Direction
Everything in the data should be repeated exactly, save for the images.
⟨
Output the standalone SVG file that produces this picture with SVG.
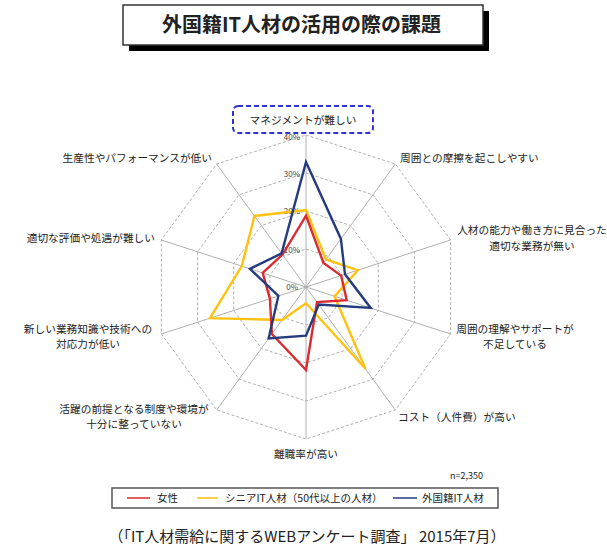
<svg xmlns="http://www.w3.org/2000/svg" width="607" height="545" viewBox="0 0 607 545">
<style>
  text { font-family: "Noto Sans CJK JP", "Noto Sans", sans-serif; fill: #222; }
  .lbl { font-size: 10.7px; }
  .pct { font-size: 8px; text-anchor: end; fill: #444; }
  .spoke { stroke: #b0b0b0; stroke-width: 1; fill: none; }
  .ring { stroke: #b0b0b0; stroke-width: 1; stroke-dasharray: 3 2; fill: none; }
  .ser { fill: none; stroke-width: 2.4; stroke-linejoin: miter; }
  .red { stroke: #d92b30; }
  .yel { stroke: #ffc20e; }
  .blu { stroke: #243b7e; }
  .leg { font-size: 10.5px; }
</style>
<rect width="607" height="545" fill="#fff"/>

<g id="title">
  <rect x="129" y="11" width="360" height="40" fill="#000"/>
  <rect x="123" y="5" width="360" height="40" fill="#fff" stroke="#333" stroke-width="1.5"/>
  <text x="301.5" y="32" text-anchor="middle" font-size="20" font-weight="bold">外国籍IT人材の活用の際の課題</text>
</g>

<g id="grid">
  <g class="spoke">
    <line x1="306" y1="287" x2="306" y2="135"/>
    <line x1="306" y1="287" x2="395.3" y2="164"/>
    <line x1="306" y1="287" x2="450.6" y2="240"/>
    <line x1="306" y1="287" x2="450.6" y2="334"/>
    <line x1="306" y1="287" x2="395.3" y2="410"/>
    <line x1="306" y1="287" x2="306" y2="439"/>
    <line x1="306" y1="287" x2="216.7" y2="410"/>
    <line x1="306" y1="287" x2="161.4" y2="334"/>
    <line x1="306" y1="287" x2="161.4" y2="240"/>
    <line x1="306" y1="287" x2="216.7" y2="164"/>
  </g>
  <polygon class="ring" points="306,135 395.3,164 450.6,240 450.6,334 395.3,410 306,439 216.7,410 161.4,334 161.4,240 216.7,164"/>
  <polygon class="ring" points="306,173 373,194.8 414.4,251.8 414.4,322.2 373,379.2 306,401 239,379.2 197.6,322.2 197.6,251.8 239,194.8"/>
  <polygon class="ring" points="306,211 350.7,225.5 378.3,263.5 378.3,310.5 350.7,348.5 306,363 261.3,348.5 233.7,310.5 233.7,263.5 261.3,225.5"/>
  <polygon class="ring" points="306,249 328.3,256.3 342.1,275.3 342.1,298.7 328.3,317.7 306,325 283.7,317.7 269.9,298.7 269.9,275.3 283.7,256.3"/>
  <text class="pct" x="300" y="140">40%</text>
  <text class="pct" x="300" y="177">30%</text>
  <text class="pct" x="300" y="214">20%</text>
  <text class="pct" x="300" y="253">10%</text>
  <text class="pct" x="298" y="290">0%</text>
</g>

<g id="connectors">
  <polygon id="series-senior" class="ser yel" points="306,210 326,259.5 357.8,270.2 334.5,296.5 365.4,368.7 306,303.3 282,320 209.9,318.2 241.8,266.1 254.4,216"/>
  <polygon id="series-women" class="ser red" points="306,215.7 323.5,263 341.2,275.6 346.7,300.2 317,302.1 306,370 271.9,334 269.9,298.7 262.7,272.9 282.5,254.6"/>
  <polygon id="series-foreign" class="ser blu" points="306,162 340.9,238.9 345,274.3 370.7,308 318.8,304.6 306,335.7 268.6,338.5 278.4,296 249.9,268.8 281.6,253.4"/>
</g>

<g id="axis-0">
  <rect x="233" y="106" width="140" height="27" rx="5" fill="#fff" stroke="#3333cc" stroke-width="2" stroke-dasharray="5 3"/>
  <text class="lbl" x="303" y="124" text-anchor="middle">マネジメントが難しい</text>
</g>
<g id="axis-1"><text class="lbl" x="400" y="162">周囲との摩擦を起こしやすい</text></g>
<g id="axis-2">
  <text class="lbl" x="532" y="234" text-anchor="middle">人材の能力や働き方に見合った</text>
  <text class="lbl" x="532" y="250" text-anchor="middle">適切な業務が無い</text>
</g>
<g id="axis-3">
  <text class="lbl" x="515" y="333" text-anchor="middle">周囲の理解やサポートが</text>
  <text class="lbl" x="515" y="348" text-anchor="middle">不足している</text>
</g>
<g id="axis-4"><text class="lbl" x="398" y="421">コスト（人件費）が高い</text></g>
<g id="axis-5"><text class="lbl" x="306" y="458" text-anchor="middle">離職率が高い</text></g>
<g id="axis-6">
  <text class="lbl" x="134" y="413" text-anchor="middle">活躍の前提となる制度や環境が</text>
  <text class="lbl" x="134" y="428" text-anchor="middle">十分に整っていない</text>
</g>
<g id="axis-7">
  <text class="lbl" x="88" y="333" text-anchor="middle">新しい業務知識や技術への</text>
  <text class="lbl" x="88" y="348" text-anchor="middle">対応力が低い</text>
</g>
<g id="axis-8"><text class="lbl" x="155" y="242" text-anchor="end">適切な評価や処遇が難しい</text></g>
<g id="axis-9"><text class="lbl" x="212" y="162" text-anchor="end">生産性やパフォーマンスが低い</text></g>

<g id="note"><text x="450" y="479" font-size="9">n=2,350</text></g>

<g id="legend">
  <rect x="112" y="488" width="386" height="20" fill="#fff" stroke="#555" stroke-width="1.5"/>
  <line x1="127" y1="498" x2="150" y2="498" stroke="#d92b30" stroke-width="1.5"/>
  <text class="leg" x="157" y="502">女性</text>
  <line x1="197" y1="498" x2="218" y2="498" stroke="#ffc20e" stroke-width="1.5"/>
  <text class="leg" x="225" y="502">シニアIT人材（50代以上の人材）</text>
  <line x1="393" y1="498" x2="417" y2="498" stroke="#243b7e" stroke-width="1.5"/>
  <text class="leg" x="422" y="502">外国籍IT人材</text>
</g>

<g id="caption"><text x="307" y="542" text-anchor="middle" font-size="15" fill="#333">（「IT人材需給に関するWEBアンケート調査」 2015年7月）</text></g>
</svg>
⟩
Expected answer
Output the standalone SVG file that produces this picture with SVG.
<svg xmlns="http://www.w3.org/2000/svg" width="607" height="545" viewBox="0 0 607 545">
<style>
  text { font-family: "Noto Sans CJK JP", "Noto Sans", sans-serif; fill: #222; }
  .lbl { font-size: 10.7px; }
  .pct { font-size: 8px; text-anchor: end; fill: #444; }
  .spoke { stroke: #b0b0b0; stroke-width: 1; fill: none; }
  .ring { stroke: #b0b0b0; stroke-width: 1; stroke-dasharray: 3 2; fill: none; }
  .ser { fill: none; stroke-width: 2.4; stroke-linejoin: miter; }
  .red { stroke: #d92b30; }
  .yel { stroke: #ffc20e; }
  .blu { stroke: #243b7e; }
  .leg { font-size: 10.5px; }
</style>
<rect width="607" height="545" fill="#fff"/>

<g id="title">
  <rect x="129" y="11" width="360" height="40" fill="#000"/>
  <rect x="123" y="5" width="360" height="40" fill="#fff" stroke="#333" stroke-width="1.5"/>
  <text x="301.5" y="32" text-anchor="middle" font-size="20" font-weight="bold">外国籍IT人材の活用の際の課題</text>
</g>

<g id="grid">
  <g class="spoke">
    <line x1="306" y1="287" x2="306" y2="135"/>
    <line x1="306" y1="287" x2="395.3" y2="164"/>
    <line x1="306" y1="287" x2="450.6" y2="240"/>
    <line x1="306" y1="287" x2="450.6" y2="334"/>
    <line x1="306" y1="287" x2="395.3" y2="410"/>
    <line x1="306" y1="287" x2="306" y2="439"/>
    <line x1="306" y1="287" x2="216.7" y2="410"/>
    <line x1="306" y1="287" x2="161.4" y2="334"/>
    <line x1="306" y1="287" x2="161.4" y2="240"/>
    <line x1="306" y1="287" x2="216.7" y2="164"/>
  </g>
  <polygon class="ring" points="306,135 395.3,164 450.6,240 450.6,334 395.3,410 306,439 216.7,410 161.4,334 161.4,240 216.7,164"/>
  <polygon class="ring" points="306,173 373,194.8 414.4,251.8 414.4,322.2 373,379.2 306,401 239,379.2 197.6,322.2 197.6,251.8 239,194.8"/>
  <polygon class="ring" points="306,211 350.7,225.5 378.3,263.5 378.3,310.5 350.7,348.5 306,363 261.3,348.5 233.7,310.5 233.7,263.5 261.3,225.5"/>
  <polygon class="ring" points="306,249 328.3,256.3 342.1,275.3 342.1,298.7 328.3,317.7 306,325 283.7,317.7 269.9,298.7 269.9,275.3 283.7,256.3"/>
  <text class="pct" x="300" y="140">40%</text>
  <text class="pct" x="300" y="177">30%</text>
  <text class="pct" x="300" y="214">20%</text>
  <text class="pct" x="300" y="253">10%</text>
  <text class="pct" x="298" y="290">0%</text>
</g>

<g id="connectors">
  <polygon id="series-senior" class="ser yel" points="306,210 326,259.5 357.8,270.2 334.5,296.5 365.4,368.7 306,303.3 282,320 209.9,318.2 241.8,266.1 254.4,216"/>
  <polygon id="series-women" class="ser red" points="306,215.7 323.5,263 341.2,275.6 346.7,300.2 317,302.1 306,370 271.9,334 269.9,298.7 262.7,272.9 282.5,254.6"/>
  <polygon id="series-foreign" class="ser blu" points="306,162 340.9,238.9 345,274.3 370.7,308 318.8,304.6 306,335.7 268.6,338.5 278.4,296 249.9,268.8 281.6,253.4"/>
</g>

<g id="axis-0">
  <rect x="233" y="106" width="140" height="27" rx="5" fill="#fff" stroke="#3333cc" stroke-width="2" stroke-dasharray="5 3"/>
  <text class="lbl" x="303" y="124" text-anchor="middle">マネジメントが難しい</text>
</g>
<g id="axis-1"><text class="lbl" x="400" y="162">周囲との摩擦を起こしやすい</text></g>
<g id="axis-2">
  <text class="lbl" x="532" y="234" text-anchor="middle">人材の能力や働き方に見合った</text>
  <text class="lbl" x="532" y="250" text-anchor="middle">適切な業務が無い</text>
</g>
<g id="axis-3">
  <text class="lbl" x="515" y="333" text-anchor="middle">周囲の理解やサポートが</text>
  <text class="lbl" x="515" y="348" text-anchor="middle">不足している</text>
</g>
<g id="axis-4"><text class="lbl" x="398" y="421">コスト（人件費）が高い</text></g>
<g id="axis-5"><text class="lbl" x="306" y="458" text-anchor="middle">離職率が高い</text></g>
<g id="axis-6">
  <text class="lbl" x="134" y="413" text-anchor="middle">活躍の前提となる制度や環境が</text>
  <text class="lbl" x="134" y="428" text-anchor="middle">十分に整っていない</text>
</g>
<g id="axis-7">
  <text class="lbl" x="88" y="333" text-anchor="middle">新しい業務知識や技術への</text>
  <text class="lbl" x="88" y="348" text-anchor="middle">対応力が低い</text>
</g>
<g id="axis-8"><text class="lbl" x="155" y="242" text-anchor="end">適切な評価や処遇が難しい</text></g>
<g id="axis-9"><text class="lbl" x="212" y="162" text-anchor="end">生産性やパフォーマンスが低い</text></g>

<g id="note"><text x="450" y="479" font-size="9">n=2,350</text></g>

<g id="legend">
  <rect x="112" y="488" width="386" height="20" fill="#fff" stroke="#555" stroke-width="1.5"/>
  <line x1="127" y1="498" x2="150" y2="498" stroke="#d92b30" stroke-width="1.5"/>
  <text class="leg" x="157" y="502">女性</text>
  <line x1="197" y1="498" x2="218" y2="498" stroke="#ffc20e" stroke-width="1.5"/>
  <text class="leg" x="225" y="502">シニアIT人材（50代以上の人材）</text>
  <line x1="393" y1="498" x2="417" y2="498" stroke="#243b7e" stroke-width="1.5"/>
  <text class="leg" x="422" y="502">外国籍IT人材</text>
</g>

<g id="caption"><text x="307" y="542" text-anchor="middle" font-size="15" fill="#333">（「IT人材需給に関するWEBアンケート調査」 2015年7月）</text></g>
</svg>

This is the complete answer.